A 2014 survey by the National Association of Women Business Owners and Web.com showed that 61 percent of women business owners said access to capital was one of their most significant business challenges.

Source: 2014 State of Women-Owned Businesses Report by Web.com and NAWBO

In many instances, start-up businesses are initially funded with personal cash. On average, women make 23 percent less than men in terms of annual salaries, which gives them less capital to get a big business up and running. In other words, women start with less money. And while the number of female angel investors amount to about 20 percent, the reality is that there are way more male investors than women.

Of course, there may be some biases in the workforce. It’s not necessarily that male investors purposefully exclude women; they just want to make money and some may might not think investing in a female-owned business is the best way to go about it. In some circles, the thought is that women have to be better than their male counterparts in order to get venture backing. However, the irony of it all is that venture-backed women-owned companies generally bring in 12 percent more revenue than male-owned companies. Still, only 3 percent of venture capital actually went to companies with a female CEO between 2011 and 2013.

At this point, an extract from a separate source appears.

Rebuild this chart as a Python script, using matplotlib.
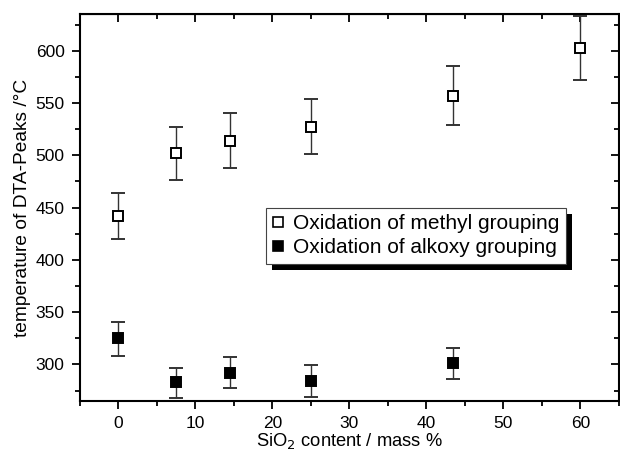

If you take a look at the Fortune 1000 CEOs, you’ll see that only 5 percent are women. However, Sara Davidson, founder and CEO of Hello Fearless – a school for female entrepreneurs – said, “There’s a paradigm shift happening in entrepreneurship right now that’s all about business and life integration.”

How women can ensure success as business owners

Having the courage to grow is important when running a successful business. A business is an investment and sacrifices will certainly have to be made at some point. However, in times where the work seems to be overflowing, it may be beneficial to add to the team. Businesswomen who understand the need for help can alleviate the stresses of running a business. Successful women will hire a team who will complement their strengths and then work together to build a company that’s bigger than themselves.

Of course, it’s more than delegating tasks. Running a business requires being a leader. There is so much power behind being a public spokesperson for a company. Many of the most influential women are the ones who put themselves out there as thought leaders, bloggersand speakers. Female entrepreneurs know their company and the industry inside and out. Being a public leader open doors to building relationships and becoming someone of value within the industry.

Most business won’t reach a level of success without some sort of collaboration. Working with other businesswomen is essential to building key relationships, reducing learning curves and, most importantly, reaping collective benefits. Erica Nicole, founder and CEO of YFS Magazine– a publication that connects and empowers startups and entrepreneurs – said, “When women work together, we are a pivotal force in the start-up ecosystem.”